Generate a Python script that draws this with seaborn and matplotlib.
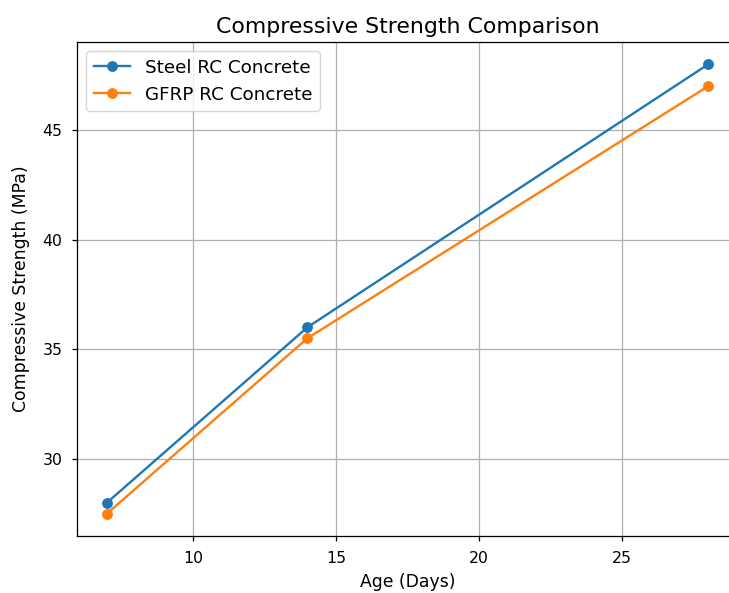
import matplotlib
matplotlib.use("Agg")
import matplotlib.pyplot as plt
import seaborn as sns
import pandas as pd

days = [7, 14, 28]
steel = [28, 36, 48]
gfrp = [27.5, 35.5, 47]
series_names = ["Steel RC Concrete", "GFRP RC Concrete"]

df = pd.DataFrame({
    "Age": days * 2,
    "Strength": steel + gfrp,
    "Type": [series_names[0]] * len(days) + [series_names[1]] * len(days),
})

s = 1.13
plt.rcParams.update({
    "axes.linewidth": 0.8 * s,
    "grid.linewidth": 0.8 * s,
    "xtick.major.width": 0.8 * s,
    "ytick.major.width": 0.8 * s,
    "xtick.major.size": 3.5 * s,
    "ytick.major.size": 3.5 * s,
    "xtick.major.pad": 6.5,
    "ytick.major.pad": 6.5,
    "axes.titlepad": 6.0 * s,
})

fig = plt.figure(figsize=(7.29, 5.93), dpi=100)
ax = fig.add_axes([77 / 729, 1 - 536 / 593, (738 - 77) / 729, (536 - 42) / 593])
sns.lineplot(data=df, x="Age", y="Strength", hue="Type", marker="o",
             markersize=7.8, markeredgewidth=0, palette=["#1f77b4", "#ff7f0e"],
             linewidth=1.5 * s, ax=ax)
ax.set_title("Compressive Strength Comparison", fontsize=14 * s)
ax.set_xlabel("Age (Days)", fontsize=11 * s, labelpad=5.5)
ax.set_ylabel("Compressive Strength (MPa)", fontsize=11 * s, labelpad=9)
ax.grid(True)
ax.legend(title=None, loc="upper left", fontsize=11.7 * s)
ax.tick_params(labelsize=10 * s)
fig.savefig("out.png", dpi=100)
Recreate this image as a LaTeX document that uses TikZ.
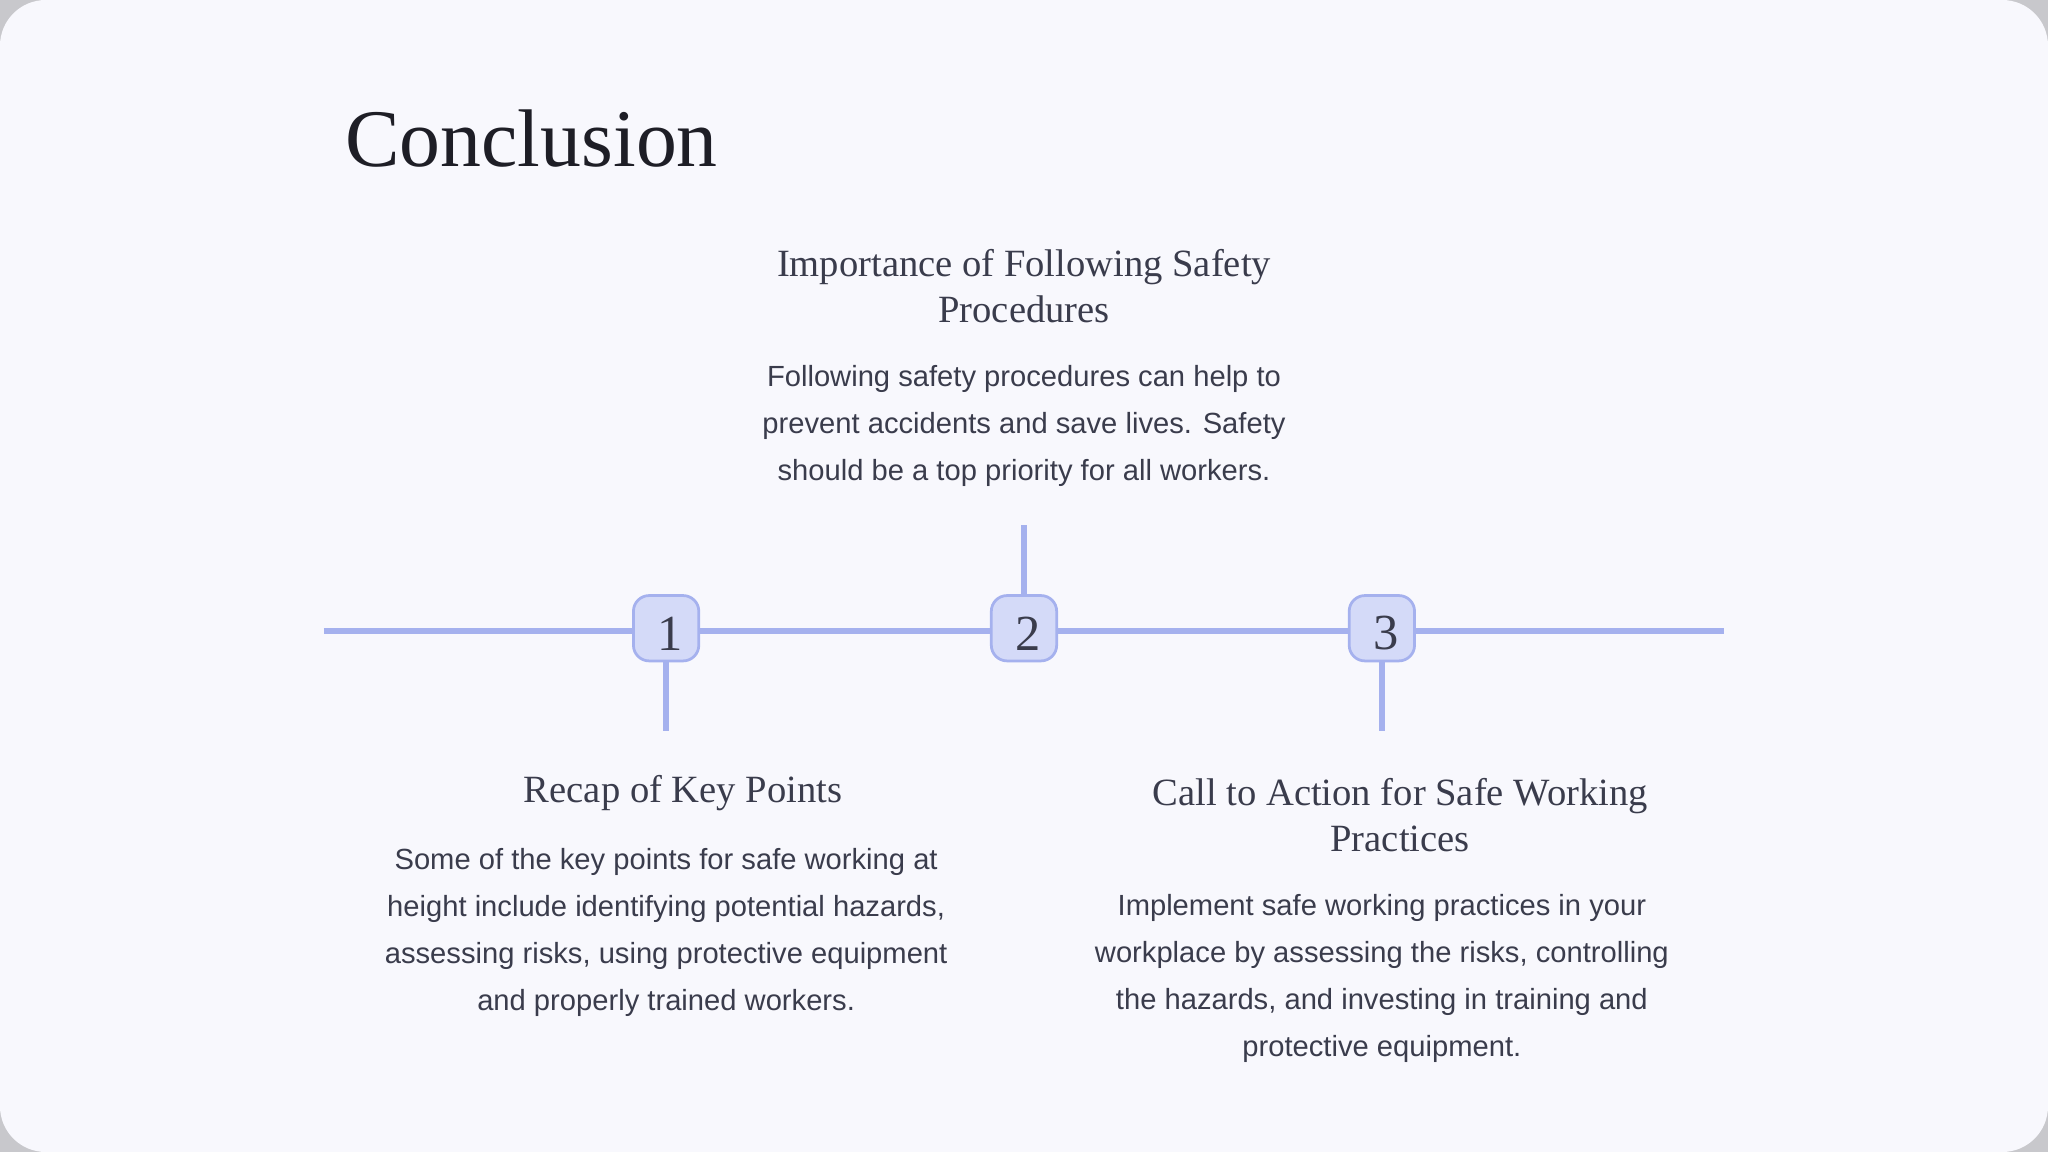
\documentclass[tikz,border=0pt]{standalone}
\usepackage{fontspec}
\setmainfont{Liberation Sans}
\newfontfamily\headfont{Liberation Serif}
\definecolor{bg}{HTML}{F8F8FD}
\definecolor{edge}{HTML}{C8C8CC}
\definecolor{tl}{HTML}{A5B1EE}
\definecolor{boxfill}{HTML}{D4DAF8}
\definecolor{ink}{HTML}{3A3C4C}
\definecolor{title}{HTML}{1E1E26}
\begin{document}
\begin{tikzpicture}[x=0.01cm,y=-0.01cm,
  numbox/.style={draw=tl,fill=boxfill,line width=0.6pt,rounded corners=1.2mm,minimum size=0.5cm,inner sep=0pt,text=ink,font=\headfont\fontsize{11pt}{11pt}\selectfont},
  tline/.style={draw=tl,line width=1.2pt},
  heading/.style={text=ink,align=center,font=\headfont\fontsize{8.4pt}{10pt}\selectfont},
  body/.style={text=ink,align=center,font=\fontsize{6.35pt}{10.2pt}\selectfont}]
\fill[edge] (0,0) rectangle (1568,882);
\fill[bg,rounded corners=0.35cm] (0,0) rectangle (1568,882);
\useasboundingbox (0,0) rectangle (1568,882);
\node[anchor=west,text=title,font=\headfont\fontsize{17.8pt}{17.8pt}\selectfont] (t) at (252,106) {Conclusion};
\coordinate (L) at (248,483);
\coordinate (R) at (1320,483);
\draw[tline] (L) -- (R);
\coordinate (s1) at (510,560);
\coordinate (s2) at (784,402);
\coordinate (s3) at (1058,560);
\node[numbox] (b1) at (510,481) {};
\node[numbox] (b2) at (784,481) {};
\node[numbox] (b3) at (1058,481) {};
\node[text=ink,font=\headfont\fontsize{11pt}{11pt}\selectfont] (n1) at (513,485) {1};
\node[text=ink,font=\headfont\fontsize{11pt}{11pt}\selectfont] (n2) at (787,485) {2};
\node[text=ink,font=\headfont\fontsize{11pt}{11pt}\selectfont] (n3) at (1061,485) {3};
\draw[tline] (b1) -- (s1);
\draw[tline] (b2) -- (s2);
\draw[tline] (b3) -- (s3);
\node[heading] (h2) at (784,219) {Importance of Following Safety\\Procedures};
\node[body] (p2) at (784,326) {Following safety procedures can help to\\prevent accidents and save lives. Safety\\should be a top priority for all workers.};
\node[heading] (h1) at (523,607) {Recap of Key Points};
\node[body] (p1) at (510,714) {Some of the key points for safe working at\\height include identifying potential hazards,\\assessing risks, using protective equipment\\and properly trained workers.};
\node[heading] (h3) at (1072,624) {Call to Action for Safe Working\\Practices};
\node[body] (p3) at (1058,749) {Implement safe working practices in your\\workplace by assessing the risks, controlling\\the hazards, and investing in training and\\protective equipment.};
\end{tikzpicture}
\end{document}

-----

Only the number is wanted: how many lines in the entries above contain the string "seaborn"?

2